### DATA SEGMENT ###

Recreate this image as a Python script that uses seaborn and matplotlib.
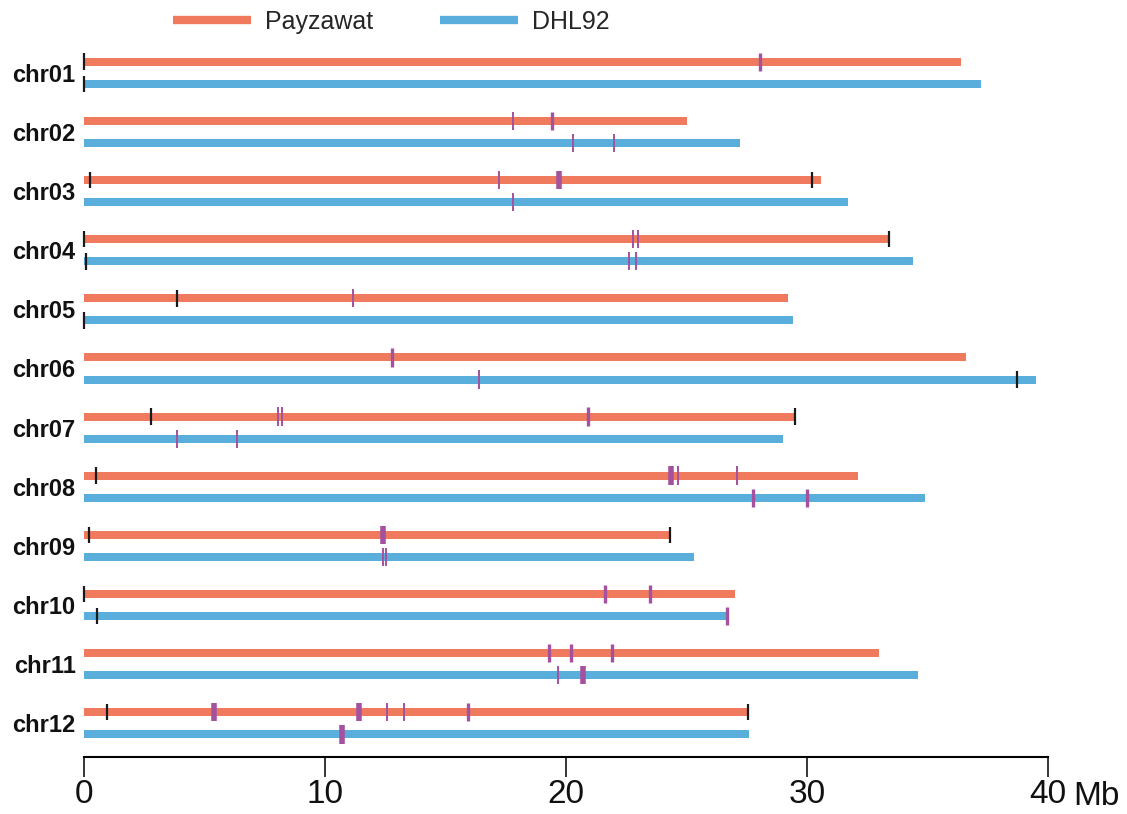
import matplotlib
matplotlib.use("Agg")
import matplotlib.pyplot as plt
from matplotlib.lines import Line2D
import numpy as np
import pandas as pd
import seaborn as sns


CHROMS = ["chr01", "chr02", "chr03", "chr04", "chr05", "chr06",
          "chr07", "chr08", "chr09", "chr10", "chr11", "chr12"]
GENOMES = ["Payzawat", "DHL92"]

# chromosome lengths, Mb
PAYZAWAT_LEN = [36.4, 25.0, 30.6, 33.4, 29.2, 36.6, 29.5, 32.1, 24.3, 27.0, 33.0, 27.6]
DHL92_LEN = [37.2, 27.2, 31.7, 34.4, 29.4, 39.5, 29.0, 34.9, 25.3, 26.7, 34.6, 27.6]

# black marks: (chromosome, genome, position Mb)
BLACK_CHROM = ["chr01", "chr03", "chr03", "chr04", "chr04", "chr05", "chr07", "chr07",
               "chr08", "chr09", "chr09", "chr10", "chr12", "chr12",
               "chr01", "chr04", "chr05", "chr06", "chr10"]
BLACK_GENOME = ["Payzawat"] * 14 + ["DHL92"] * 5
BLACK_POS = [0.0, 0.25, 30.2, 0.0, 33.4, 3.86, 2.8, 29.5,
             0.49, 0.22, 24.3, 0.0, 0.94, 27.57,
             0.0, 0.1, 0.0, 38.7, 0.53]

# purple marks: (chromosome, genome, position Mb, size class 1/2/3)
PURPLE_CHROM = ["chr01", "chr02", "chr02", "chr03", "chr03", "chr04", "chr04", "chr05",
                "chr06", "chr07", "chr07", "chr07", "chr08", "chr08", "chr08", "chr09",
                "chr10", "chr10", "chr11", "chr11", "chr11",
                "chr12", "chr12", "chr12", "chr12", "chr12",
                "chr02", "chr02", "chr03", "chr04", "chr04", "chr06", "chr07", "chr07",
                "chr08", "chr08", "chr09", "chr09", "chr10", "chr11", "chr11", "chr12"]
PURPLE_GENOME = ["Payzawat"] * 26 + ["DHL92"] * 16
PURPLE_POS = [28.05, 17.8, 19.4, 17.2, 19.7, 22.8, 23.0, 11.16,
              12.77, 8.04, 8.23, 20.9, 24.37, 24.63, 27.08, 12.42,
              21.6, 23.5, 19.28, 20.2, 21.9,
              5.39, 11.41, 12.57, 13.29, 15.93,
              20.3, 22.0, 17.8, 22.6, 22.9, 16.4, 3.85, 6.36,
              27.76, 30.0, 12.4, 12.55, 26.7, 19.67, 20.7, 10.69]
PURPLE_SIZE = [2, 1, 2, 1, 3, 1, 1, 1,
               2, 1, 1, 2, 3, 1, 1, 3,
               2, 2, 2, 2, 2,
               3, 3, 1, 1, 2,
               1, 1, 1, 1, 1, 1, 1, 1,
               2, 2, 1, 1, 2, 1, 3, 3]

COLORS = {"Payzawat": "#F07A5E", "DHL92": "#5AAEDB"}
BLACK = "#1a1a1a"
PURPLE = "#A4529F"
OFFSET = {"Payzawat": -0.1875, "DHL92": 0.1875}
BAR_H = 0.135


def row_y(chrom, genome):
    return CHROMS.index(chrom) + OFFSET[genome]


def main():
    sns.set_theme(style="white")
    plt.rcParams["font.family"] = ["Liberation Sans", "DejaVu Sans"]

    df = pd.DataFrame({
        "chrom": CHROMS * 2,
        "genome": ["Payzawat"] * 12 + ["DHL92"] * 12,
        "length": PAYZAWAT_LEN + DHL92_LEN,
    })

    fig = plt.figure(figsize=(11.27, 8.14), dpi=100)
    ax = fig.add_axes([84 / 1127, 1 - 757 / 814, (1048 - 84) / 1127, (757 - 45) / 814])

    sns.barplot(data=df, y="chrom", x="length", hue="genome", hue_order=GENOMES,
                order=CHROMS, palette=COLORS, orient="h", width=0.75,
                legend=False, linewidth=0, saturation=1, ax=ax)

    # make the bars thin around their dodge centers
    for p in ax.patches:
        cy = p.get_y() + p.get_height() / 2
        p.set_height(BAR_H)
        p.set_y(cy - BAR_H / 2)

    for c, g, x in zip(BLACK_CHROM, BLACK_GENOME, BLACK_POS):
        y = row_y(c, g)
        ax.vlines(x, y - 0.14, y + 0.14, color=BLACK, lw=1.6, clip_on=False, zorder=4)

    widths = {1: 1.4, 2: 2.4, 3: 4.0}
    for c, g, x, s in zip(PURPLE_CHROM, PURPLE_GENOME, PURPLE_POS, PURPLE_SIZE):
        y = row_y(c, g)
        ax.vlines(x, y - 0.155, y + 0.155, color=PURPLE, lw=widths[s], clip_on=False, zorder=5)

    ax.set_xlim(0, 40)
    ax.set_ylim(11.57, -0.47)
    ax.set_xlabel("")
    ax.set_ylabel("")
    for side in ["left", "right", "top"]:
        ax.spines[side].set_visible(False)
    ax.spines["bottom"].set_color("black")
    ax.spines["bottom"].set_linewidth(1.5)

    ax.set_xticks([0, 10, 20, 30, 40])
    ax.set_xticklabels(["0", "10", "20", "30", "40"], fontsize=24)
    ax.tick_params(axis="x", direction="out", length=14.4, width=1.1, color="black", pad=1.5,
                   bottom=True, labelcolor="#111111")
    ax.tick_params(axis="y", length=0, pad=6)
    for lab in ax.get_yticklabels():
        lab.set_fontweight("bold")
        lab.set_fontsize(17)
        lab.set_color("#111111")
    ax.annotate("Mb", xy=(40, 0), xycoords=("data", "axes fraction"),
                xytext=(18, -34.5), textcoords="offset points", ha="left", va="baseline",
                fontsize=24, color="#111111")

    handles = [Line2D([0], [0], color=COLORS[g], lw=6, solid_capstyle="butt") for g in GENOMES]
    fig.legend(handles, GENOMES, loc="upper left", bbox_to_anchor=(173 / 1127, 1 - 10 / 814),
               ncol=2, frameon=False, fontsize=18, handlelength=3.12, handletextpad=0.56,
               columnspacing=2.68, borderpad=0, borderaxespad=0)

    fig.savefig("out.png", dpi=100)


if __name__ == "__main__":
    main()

###

YOUR INSTRUCTIONS
Write out, word for word, the lines from the start of the data through the one holding "0.0, 0.1, 0.0, 38.7, 0.53]". Omit pictures.

RESULT OF THIS TASK
Recreate this image as a Python script that uses seaborn and matplotlib.
import matplotlib
matplotlib.use("Agg")
import matplotlib.pyplot as plt
from matplotlib.lines import Line2D
import numpy as np
import pandas as pd
import seaborn as sns


CHROMS = ["chr01", "chr02", "chr03", "chr04", "chr05", "chr06",
          "chr07", "chr08", "chr09", "chr10", "chr11", "chr12"]
GENOMES = ["Payzawat", "DHL92"]

# chromosome lengths, Mb
PAYZAWAT_LEN = [36.4, 25.0, 30.6, 33.4, 29.2, 36.6, 29.5, 32.1, 24.3, 27.0, 33.0, 27.6]
DHL92_LEN = [37.2, 27.2, 31.7, 34.4, 29.4, 39.5, 29.0, 34.9, 25.3, 26.7, 34.6, 27.6]

# black marks: (chromosome, genome, position Mb)
BLACK_CHROM = ["chr01", "chr03", "chr03", "chr04", "chr04", "chr05", "chr07", "chr07",
               "chr08", "chr09", "chr09", "chr10", "chr12", "chr12",
               "chr01", "chr04", "chr05", "chr06", "chr10"]
BLACK_GENOME = ["Payzawat"] * 14 + ["DHL92"] * 5
BLACK_POS = [0.0, 0.25, 30.2, 0.0, 33.4, 3.86, 2.8, 29.5,
             0.49, 0.22, 24.3, 0.0, 0.94, 27.57,
             0.0, 0.1, 0.0, 38.7, 0.53]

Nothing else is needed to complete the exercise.